**THE TASK:** Leave out the pictures and repeat the rest of the material exactly.

**COLLECTED MATERIAL:**
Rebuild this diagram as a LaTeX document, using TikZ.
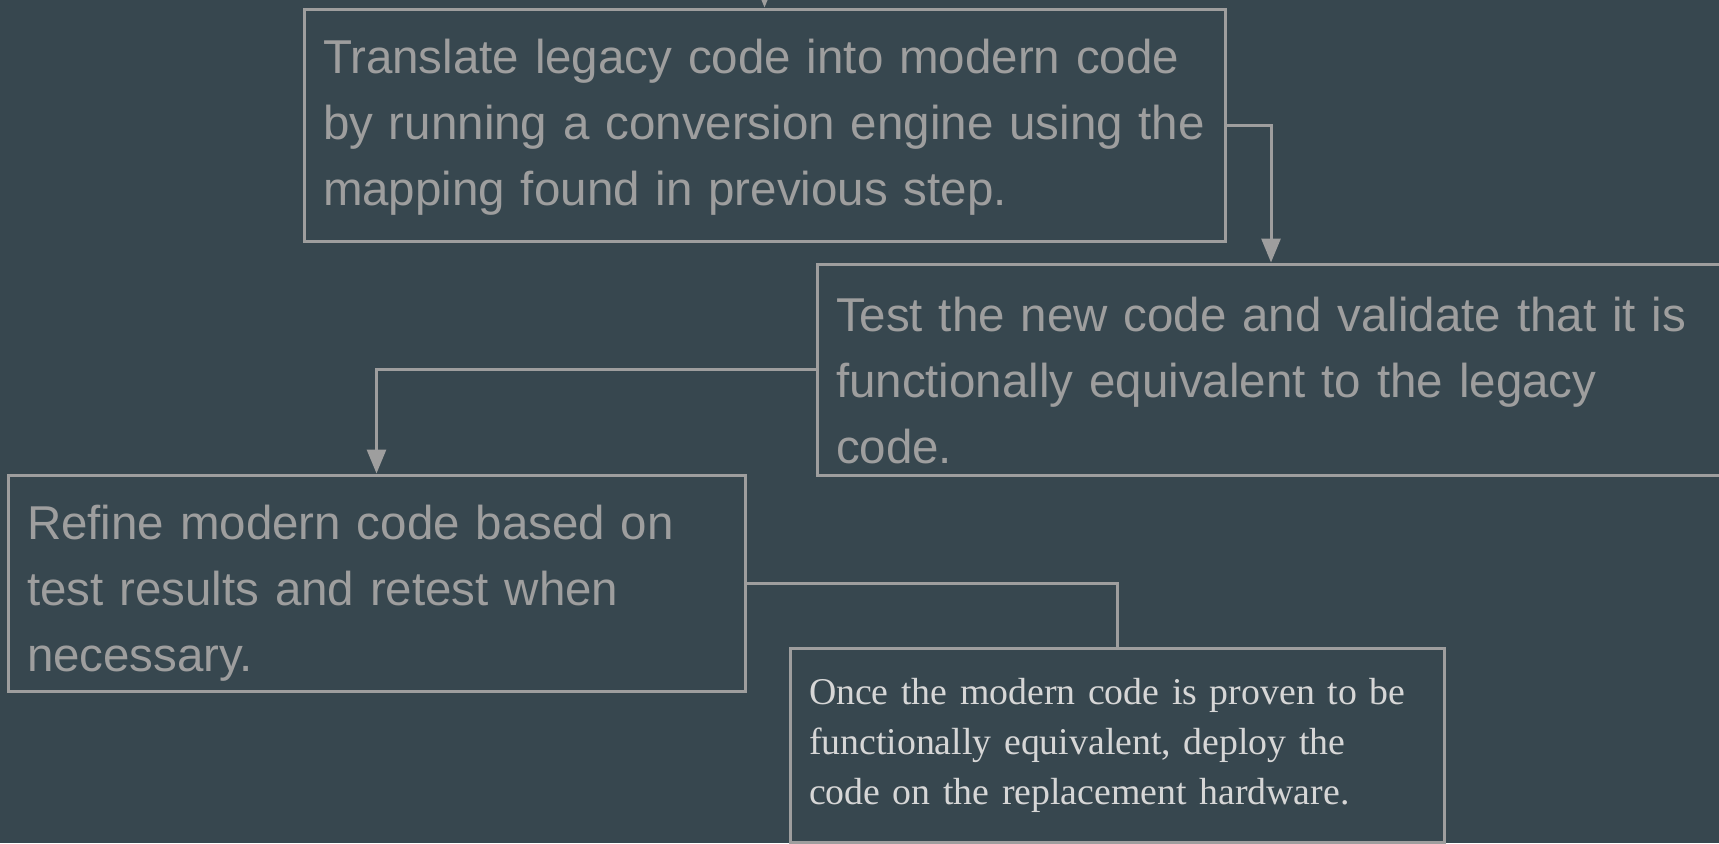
\documentclass[tikz,border=0pt]{standalone}
\usepackage{fontspec}
\setmainfont{Liberation Serif}
\setsansfont{Liberation Sans}
\usepackage{tikz}
\usetikzlibrary{arrows.meta}
\definecolor{bgcol}{HTML}{37474F}
\definecolor{linecol}{HTML}{9E9E9E}
\definecolor{notecol}{HTML}{D6D6D6}
\tikzset{stage/.style={draw=linecol,line width=1.5pt,rectangle,align=left,
    inner xsep=9.5pt,inner ysep=0pt,text=linecol,
    font=\sffamily\fontsize{23.75}{33}\selectfont}}
\tikzset{lastnote/.style={stage,text=notecol,
    font=\rmfamily\fontsize{18.9}{25}\selectfont}}
\tikzset{conn/.style={draw=linecol,line width=1.5pt}}
\tikzset{arr/.style={conn,-{Triangle[length=12pt,width=9.5pt]}}}

\begin{document}
\begin{tikzpicture}[x=0.5pt,y=-0.5pt]
        \fill[bgcol] (0,0) rectangle (1719,843);
        \useasboundingbox (0,0) rectangle (1719,843);
        \clip (0,0) rectangle (1719,843);
        % steps
        \node[stage, text height=19.3pt, text width=441.5pt, minimum height=116pt] (translate) at (764.5,125)
          {Translate legacy code into modern code\\by running a conversion engine using the\\mapping found in previous step.};
        \node[stage, text height=28pt, text width=435pt, minimum height=105.5pt] (test) at (1271,369.5)
          {Test the new code and validate that it is\\functionally equivalent to the legacy\\code.};
        \node[stage, text height=27.3pt, text width=349.5pt, minimum height=108pt] (refine) at (376.5,583)
          {Refine modern code based on\\test results and retest when\\necessary.};
        \node[lastnote, text width=308pt, minimum height=97pt] (deploy) at (1117,745)
          {Once the modern code is proven to be\\functionally equivalent, deploy the\\code on the replacement hardware.};
        % links
        \coordinate (incoming) at (764.5,-60);
        \draw[arr] (incoming) -- (translate.north);
        \draw[arr] (translate.east) -| (test.north);
        \draw[arr] (test.west) -| (refine.north);
        \draw[conn] (refine.east) -| (deploy.north);
      \end{tikzpicture}
\end{document}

**RESULT FOR THIS EXERCISE:**
Rebuild this diagram as a LaTeX document, using TikZ.
\documentclass[tikz,border=0pt]{standalone}
\usepackage{fontspec}
\setmainfont{Liberation Serif}
\setsansfont{Liberation Sans}
\usepackage{tikz}
\usetikzlibrary{arrows.meta}
\definecolor{bgcol}{HTML}{37474F}
\definecolor{linecol}{HTML}{9E9E9E}
\definecolor{notecol}{HTML}{D6D6D6}
\tikzset{stage/.style={draw=linecol,line width=1.5pt,rectangle,align=left,
    inner xsep=9.5pt,inner ysep=0pt,text=linecol,
    font=\sffamily\fontsize{23.75}{33}\selectfont}}
\tikzset{lastnote/.style={stage,text=notecol,
    font=\rmfamily\fontsize{18.9}{25}\selectfont}}
\tikzset{conn/.style={draw=linecol,line width=1.5pt}}
\tikzset{arr/.style={conn,-{Triangle[length=12pt,width=9.5pt]}}}

\begin{document}
\begin{tikzpicture}[x=0.5pt,y=-0.5pt]
        \fill[bgcol] (0,0) rectangle (1719,843);
        \useasboundingbox (0,0) rectangle (1719,843);
        \clip (0,0) rectangle (1719,843);
        % steps
        \node[stage, text height=19.3pt, text width=441.5pt, minimum height=116pt] (translate) at (764.5,125)
          {Translate legacy code into modern code\\by running a conversion engine using the\\mapping found in previous step.};
        \node[stage, text height=28pt, text width=435pt, minimum height=105.5pt] (test) at (1271,369.5)
          {Test the new code and validate that it is\\functionally equivalent to the legacy\\code.};
        \node[stage, text height=27.3pt, text width=349.5pt, minimum height=108pt] (refine) at (376.5,583)
          {Refine modern code based on\\test results and retest when\\necessary.};
        \node[lastnote, text width=308pt, minimum height=97pt] (deploy) at (1117,745)
          {Once the modern code is proven to be\\functionally equivalent, deploy the\\code on the replacement hardware.};
        % links
        \coordinate (incoming) at (764.5,-60);
        \draw[arr] (incoming) -- (translate.north);
        \draw[arr] (translate.east) -| (test.north);
        \draw[arr] (test.west) -| (refine.north);
        \draw[conn] (refine.east) -| (deploy.north);
      \end{tikzpicture}
\end{document}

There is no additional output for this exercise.